If You Do The Time... (Final Post)



I find my classmate’s blog “If You Do The Time...” to be very interesting.   My classmate discusses the topic of capital punishment and I would agree that it is a very heated topic.  I think it is important that more and more younger people are well aware of the issues surrounding the death penalty.  The death penalty is a complex subject and I cannot say that I had formed a strong opinion regarding the matter, but after reading into it I am finding that disagree with many of the measures that are taking during the capital punishment process.

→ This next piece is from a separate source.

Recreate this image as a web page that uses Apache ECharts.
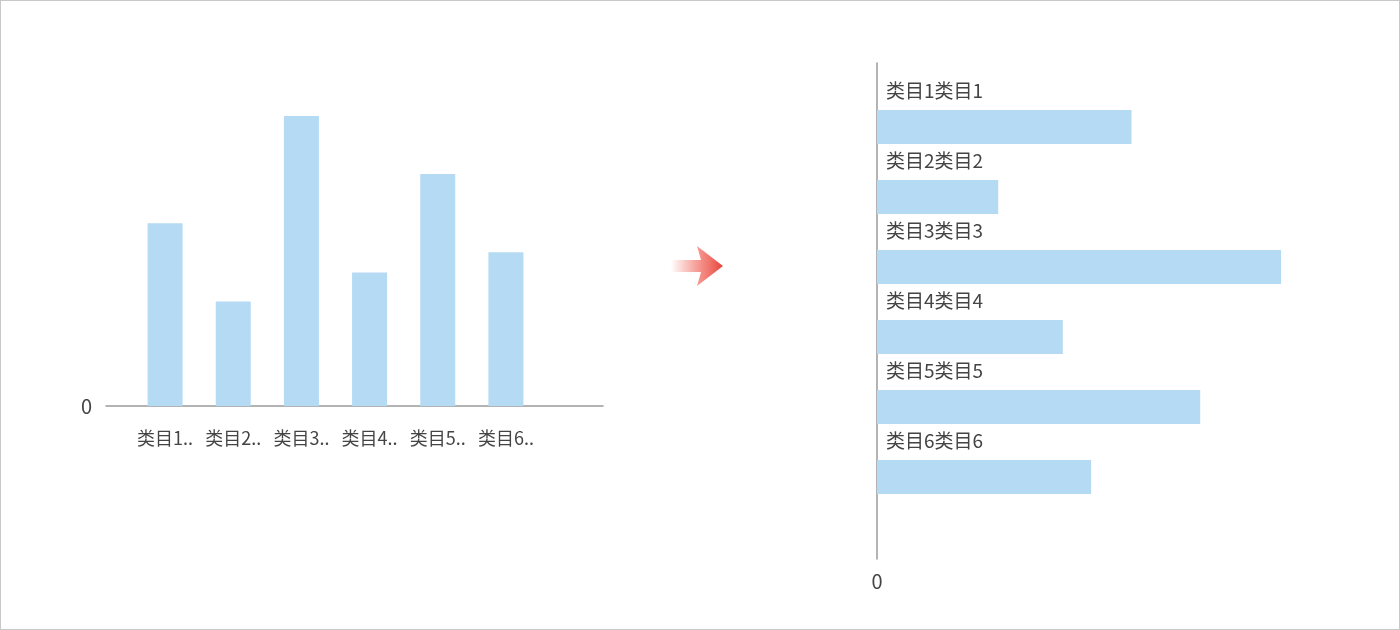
<!DOCTYPE html>
<html>
<head>
<meta charset="utf-8">
<script src="https://cdn.jsdelivr.net/npm/echarts@6/dist/echarts.min.js"></script>
<style>
  html, body { margin: 0; padding: 0; background: #fff; }
  #main { width: 1400px; height: 630px; box-sizing: border-box; border: 1px solid #c8c8c8; }
</style>
</head>
<body>
<div id="main"></div>
<script>
// 数据
var categories = ['类目1类目1', '类目2类目2', '类目3类目3', '类目4类目4', '类目5类目5', '类目6类目6'];
var columnValues = [63, 36, 100, 46, 80, 53];
var rowValues = [63, 30, 100, 46, 80, 53];
var zeroTick = [0];

var barColor = '#b5daf3';
var axisColor = '#9a9a9a';
var textColor = '#444';
var font = '"Noto Sans CJK SC", "Noto Sans", sans-serif';

var chart = echarts.init(document.getElementById('main'));

var option = {
  animation: false,
  textStyle: { fontFamily: font },
  grid: [
    // 左图: 柱子
    { left: 130, right: 859, top: 115, bottom: 223 },
    // 左图: 坐标轴
    { left: 105, right: 796, top: 115, bottom: 223 },
    // 右图: 条形
    { left: 876, right: 118, top: 91, bottom: 117 },
    // 右图: 坐标轴
    { left: 876, right: 118, top: 62, bottom: 70 }
  ],
  xAxis: [
    {
      gridIndex: 0, type: 'category', data: categories,
      axisLine: { show: false }, axisTick: { show: false },
      axisLabel: {
        interval: 0, hideOverlap: false,
        margin: 23, fontSize: 18, color: textColor, fontFamily: font,
        formatter: function (v) { return v.slice(0, 3) + '..'; }
      }
    },
    {
      gridIndex: 1, type: 'value', min: 0, max: 1,
      axisLine: { show: true, lineStyle: { color: axisColor, width: 1.5 } },
      axisTick: { show: false }, axisLabel: { show: false }, splitLine: { show: false }
    },
    {
      gridIndex: 2, type: 'value', min: 0, max: 100,
      axisLine: { show: false }, axisTick: { show: false },
      axisLabel: { show: false }, splitLine: { show: false }
    },
    {
      gridIndex: 3, type: 'value', min: 0, max: 100, interval: 100,
      axisLine: { show: false }, axisTick: { show: false }, splitLine: { show: false },
      axisLabel: {
        margin: 12, fontSize: 20, color: textColor, fontFamily: font,
        formatter: function (v) { return zeroTick.indexOf(v) > -1 ? String(v) : ''; }
      }
    }
  ],
  yAxis: [
    {
      gridIndex: 0, type: 'value', min: 0, max: 100,
      axisLine: { show: false }, axisTick: { show: false },
      axisLabel: { show: false }, splitLine: { show: false }
    },
    {
      gridIndex: 1, type: 'value', min: 0, max: 100, interval: 100,
      axisLine: { show: false }, axisTick: { show: false }, splitLine: { show: false },
      axisLabel: {
        margin: 14, fontSize: 20, color: textColor, fontFamily: font,
        formatter: function (v) { return zeroTick.indexOf(v) > -1 ? String(v) : ''; }
      }
    },
    {
      gridIndex: 2, type: 'category', data: categories, inverse: true,
      axisLine: { show: false }, axisTick: { show: false }, axisLabel: { show: false }
    },
    {
      gridIndex: 3, type: 'value', min: 0, max: 1,
      axisLine: { show: true, lineStyle: { color: axisColor, width: 1.5 } },
      axisTick: { show: false }, axisLabel: { show: false }, splitLine: { show: false }
    }
  ],
  series: [
    {
      type: 'bar', xAxisIndex: 0, yAxisIndex: 0,
      data: columnValues, barWidth: 35,
      itemStyle: { color: barColor }
    },
    {
      type: 'bar', xAxisIndex: 2, yAxisIndex: 2,
      data: rowValues, barWidth: 34,
      itemStyle: { color: barColor },
      label: {
        show: true, formatter: '{b}',
        position: [9, -19], align: 'left', verticalAlign: 'middle',
        fontSize: 19, color: textColor, fontFamily: font
      }
    }
  ],
  graphic: [
    {
      type: 'polygon',
      shape: { points: [[670, 259], [700, 259], [696, 245], [722, 265], [696, 285], [700, 271], [670, 271]] },
      style: {
        fill: new echarts.graphic.LinearGradient(0, 0, 1, 0, [
          { offset: 0, color: 'rgba(240,90,80,0)' },
          { offset: 0.6, color: 'rgba(240,100,90,0.75)' },
          { offset: 1, color: '#e6453b' }
        ])
      }
    }
  ]
};

chart.setOption(option);
</script>
</body>
</html>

My classmate states, “I believe there are certain crimes for which only capital punishment is appropriate.  There are people who deserve the death penalty for murdering other people and who may, if released, continue to harm more victims.”  I do not necessarily agree in making the wrongdoer pay a price equivalent to the harm he has done only when it comes to death.  Death is a cruel and unusual punishment and goes against our moral ethics of the right to live.  If we execute a person, there is not difference between us and the criminal who committed the initial crime of killing another person.  I believe that life imprisonment without parole is a sufficient outcome when discussing murder.

Some argue that rather than spending on a person who may again commit terrifying crime, it is better to put him to death.  “The cost shouldn't matter when a person who cannot be trusted to not harm others must be removed from society.”  If money is not an issue, that there should be no argument about paying for an inmate to remain in jail. 

Some reason that the death penalty will deter murder because people fear nothing more than death.  I do not recognize any validity in using the death penalty as a source to deter a criminal from committing a horrific crime.
Giving the death penalty does will not decrease crime rates in Texas.  Crimes are prevalent in states where capital punishment exists and where it has been abolished. And unfortunately, racial bias and ethnic discrimination is unavoidably evident in the administration of capital punishment here in Texas and across the United States.